— start Raw data —

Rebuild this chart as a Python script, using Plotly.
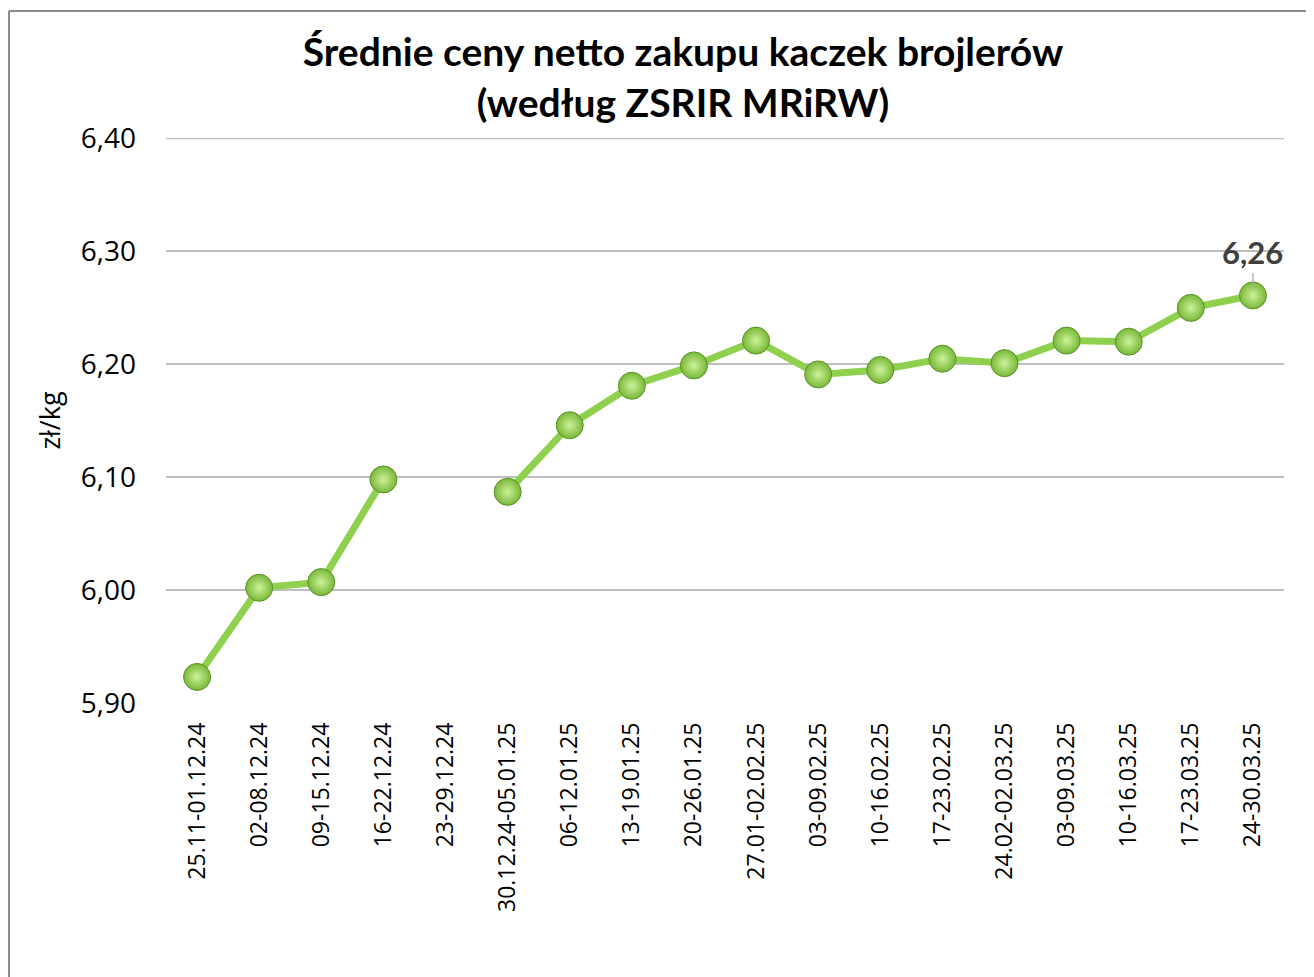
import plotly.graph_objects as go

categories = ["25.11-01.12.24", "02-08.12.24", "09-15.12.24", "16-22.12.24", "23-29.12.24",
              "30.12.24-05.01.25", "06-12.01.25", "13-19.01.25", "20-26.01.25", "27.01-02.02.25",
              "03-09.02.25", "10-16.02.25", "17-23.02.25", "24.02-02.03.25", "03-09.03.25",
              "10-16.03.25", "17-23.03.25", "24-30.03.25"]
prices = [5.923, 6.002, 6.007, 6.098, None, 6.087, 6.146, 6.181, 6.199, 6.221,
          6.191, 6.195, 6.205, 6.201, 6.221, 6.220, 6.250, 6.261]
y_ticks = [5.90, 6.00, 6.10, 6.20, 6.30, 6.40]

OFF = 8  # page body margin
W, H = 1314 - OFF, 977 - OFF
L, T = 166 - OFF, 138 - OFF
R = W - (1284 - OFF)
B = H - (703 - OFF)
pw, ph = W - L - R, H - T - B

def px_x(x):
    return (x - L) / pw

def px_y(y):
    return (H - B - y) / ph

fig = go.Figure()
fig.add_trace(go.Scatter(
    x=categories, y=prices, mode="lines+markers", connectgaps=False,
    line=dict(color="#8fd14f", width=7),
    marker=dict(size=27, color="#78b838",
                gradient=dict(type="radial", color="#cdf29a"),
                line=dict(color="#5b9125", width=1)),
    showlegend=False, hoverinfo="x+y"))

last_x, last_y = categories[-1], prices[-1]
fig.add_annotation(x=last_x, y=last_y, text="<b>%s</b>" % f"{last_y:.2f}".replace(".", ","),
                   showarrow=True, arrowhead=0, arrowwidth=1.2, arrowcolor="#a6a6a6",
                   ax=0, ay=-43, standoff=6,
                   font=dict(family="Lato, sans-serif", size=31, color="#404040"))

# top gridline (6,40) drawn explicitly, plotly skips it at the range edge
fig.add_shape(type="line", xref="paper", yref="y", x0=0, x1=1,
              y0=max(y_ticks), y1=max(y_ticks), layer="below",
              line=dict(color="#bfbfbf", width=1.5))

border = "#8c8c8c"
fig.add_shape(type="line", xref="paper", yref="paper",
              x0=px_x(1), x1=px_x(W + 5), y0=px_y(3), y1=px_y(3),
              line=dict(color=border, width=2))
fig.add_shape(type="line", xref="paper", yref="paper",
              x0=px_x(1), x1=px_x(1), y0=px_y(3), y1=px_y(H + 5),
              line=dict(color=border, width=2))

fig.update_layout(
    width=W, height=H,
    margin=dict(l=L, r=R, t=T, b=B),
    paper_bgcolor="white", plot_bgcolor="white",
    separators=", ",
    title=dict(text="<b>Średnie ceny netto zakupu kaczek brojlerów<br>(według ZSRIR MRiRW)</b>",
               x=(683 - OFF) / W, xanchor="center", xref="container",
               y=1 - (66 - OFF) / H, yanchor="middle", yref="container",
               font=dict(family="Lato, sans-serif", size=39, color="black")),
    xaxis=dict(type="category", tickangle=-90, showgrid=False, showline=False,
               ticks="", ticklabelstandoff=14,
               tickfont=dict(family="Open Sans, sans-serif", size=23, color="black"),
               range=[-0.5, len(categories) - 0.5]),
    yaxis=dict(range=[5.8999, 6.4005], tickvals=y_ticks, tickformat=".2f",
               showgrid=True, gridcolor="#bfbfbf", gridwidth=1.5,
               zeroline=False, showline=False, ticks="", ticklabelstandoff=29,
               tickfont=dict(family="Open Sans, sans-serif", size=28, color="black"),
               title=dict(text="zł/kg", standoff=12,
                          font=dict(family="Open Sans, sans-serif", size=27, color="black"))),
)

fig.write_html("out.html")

— end Raw data —

## Goal of the exercise
Repeat the lines exactly as they stand, from the opening line of the data through the line with "import plotly.graph_objects as go". Pictures stay out of the copy.

## Full solution
Rebuild this chart as a Python script, using Plotly.
import plotly.graph_objects as go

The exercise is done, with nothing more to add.